El Niño arrives: what US property brokers should tell clients now

NOAA confirms El Niño is strengthening, giving brokers a timely opening to review flood and property coverage with clients

El Niño arrives: what US property brokers should tell clients now

Property

By Mark Rosanes

Private flood direct premiums written fell from $803 million in 2023 to $730 million in 2024, according to NAIC data - a decline that sits uncomfortably alongside El Niño conditions now confirmed by NOAA and expected to strengthen through the remainder of 2026. El Niño raises flood exposure in California and Arizona precisely as take-up of private flood cover is falling. That gap is the most actionable data point in a broker's El Niño conversation.

NOAA Administrator Neil Jacobs put the probability of El Niño being present this summer at 98%, with an 80% chance it reaches at least moderate strength. The pattern carries materially different implications by region. California property clients face elevated exposure from atmospheric rivers, with southern California at particular risk. Arizona faces a higher probability of a wet winter. In Texas and Oklahoma, El Niño can suppress hail, tornado and damaging wind activity - though suppression is not elimination.

El Niño typically reduces Atlantic hurricane formation by increasing vertical wind shear. NOAA has assigned a 55% probability of a below-normal Atlantic season but also projects a 70% chance of an above-normal eastern Pacific season, raising West Coast exposure. University at Albany atmospheric scientist Kristen Corbosiero cautioned that a quieter Atlantic season does not eliminate the possibility of severe impacts on the continental United States or Hawaii.

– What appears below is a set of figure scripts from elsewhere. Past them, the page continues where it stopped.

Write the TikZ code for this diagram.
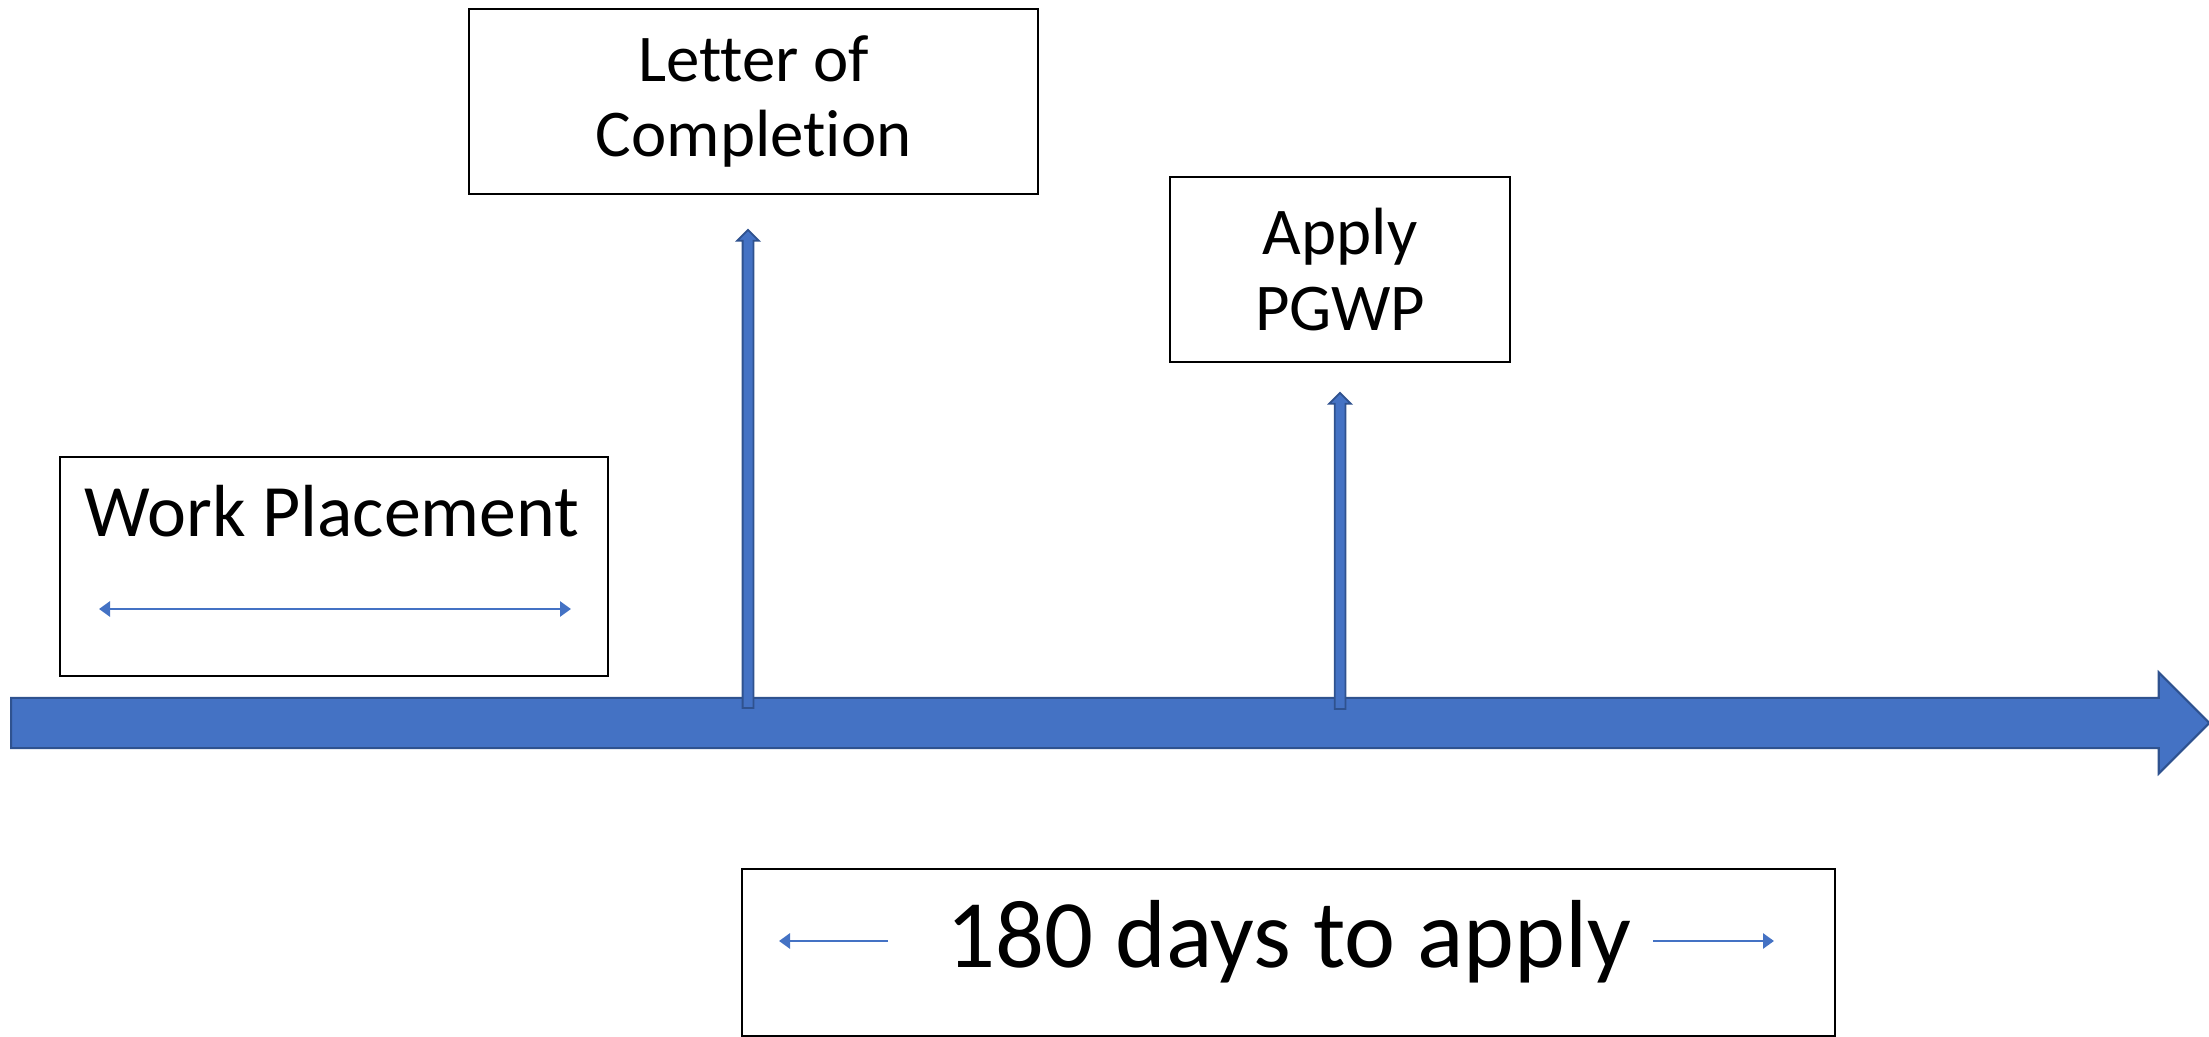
\documentclass[tikz,border=0pt]{standalone}
\usepackage{fontspec}
\setmainfont{Carlito}[Ligatures=NoCommon]
\usetikzlibrary{shapes.arrows,arrows.meta,positioning}
\definecolor{lineblue}{HTML}{4472C4}
\definecolor{edgeblue}{HTML}{2F528F}
\tikzset{box/.style={draw=black, line width=0.6pt, rectangle, anchor=north west, inner sep=0pt, align=center, font=\fontsize{19}{21.5}\selectfont},
  timeline/.style={single arrow, draw=edgeblue, fill=lineblue, line width=0.6pt, inner xsep=0pt, inner ysep=0.24cm, anchor=tail, single arrow head extend=0.255cm},
  marker/.style={single arrow, draw=edgeblue, fill=lineblue, line width=0.5pt, inner xsep=0pt, inner ysep=0.045cm, anchor=tail, rotate=90, single arrow head extend=0.055cm},
  span/.style={draw=lineblue, line width=0.8pt, >={Triangle[length=0.11cm,width=0.15cm]}}}

\begin{document}
\begin{tikzpicture}[x=0.01cm, y=-0.01cm]
    \useasboundingbox (0,0) rectangle (2209,1037);
    \node[timeline, minimum height=21.97cm] (axis) at (10,723) {};
    \node[box, minimum width=5.48cm, minimum height=2.19cm] (work) at (59,456) {};
    \node[font=\fontsize{21}{25}\selectfont, anchor=base] (worklabel) at (332,537) {Work Placement};
    \coordinate (ws) at (99,609);
    \coordinate (we) at (571,609);
    \draw[span,<->] (ws) -- (we);
    \node[box, minimum width=5.69cm, minimum height=1.85cm] (letter) at (468,8) {Letter of\\Completion};
    \node[box, minimum width=3.40cm, minimum height=1.85cm] (apply) at (1169,176) {Apply\\PGWP};
    \coordinate (loc) at (748,709);
    \coordinate (pgwp) at (1340,710);
    \node[marker, minimum height=4.78cm] (locarrow) at (loc) {};
    \node[marker, minimum height=3.16cm] (pgwparrow) at (pgwp) {};
    \node[box, minimum width=10.92cm, minimum height=1.67cm] (days) at (741,868) {};
    \node[font=\fontsize{27.5}{32}\selectfont, anchor=base] (dayslabel) at (1289,967) {180 days to apply};
    \coordinate (dl1) at (888,941);
    \coordinate (dl2) at (779,941);
    \coordinate (dr1) at (1653,941);
    \coordinate (dr2) at (1774,941);
    \draw[span,->] (dl1) -- (dl2);
    \draw[span,->] (dr1) -- (dr2);
\end{tikzpicture}
\end{document}
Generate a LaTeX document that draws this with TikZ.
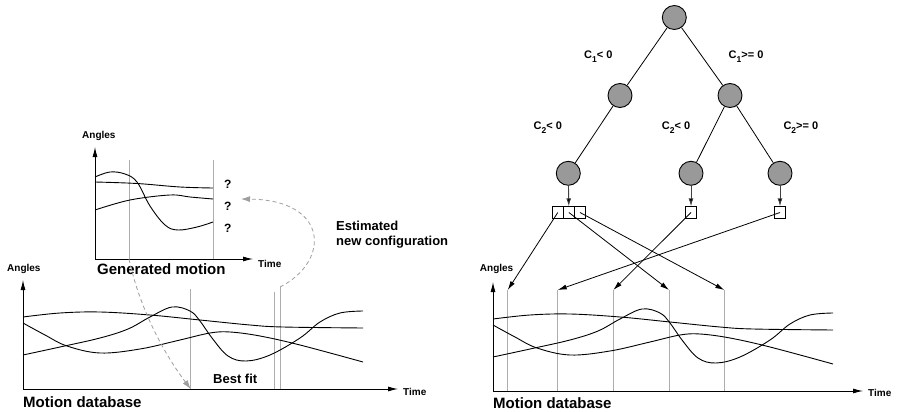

The insurance market has not read the favorable headline as a reason to relax

Primary carriers are holding firm on wind and named-storm deductibles in high-hazard coastal zones. Danny Stock, head of property at Allianz Commercial, said climate change adds intensity regardless of storm count, citing Hurricane Melissa, which intensified to a Category 5 in 39 hours in 2025 and caused economic losses of $6 billion to $7 billion. Reinsurers have pushed for higher attachment points and more risk-adequate pricing at lower layers, leaving primary brokers with less capacity buffer than seasonal headlines suggest. A single major landfall in a heavily exposed region can generate tens of billions of dollars in insured losses.

Steve Bennett, head of climate science and catastrophe modeling at Mercury Insurance, said the pattern should be read carefully. "El Niño influences probabilities, not certainties. It is an important signal, but it is only one piece of a much larger weather puzzle," he said.

The flood gap brokers need to close

Data cited by the Insurance Information Institute found that 22% of homeowners report being at risk of flooding, yet only 78% of that group have purchased flood insurance. The fall in private flood premiums from $803 million to $730 million between 2023 and 2024 suggests take-up is not keeping pace with exposure - and El Niño's arrival gives brokers a specific, timely reason to open that conversation before seasonal risk arrives rather than after it does.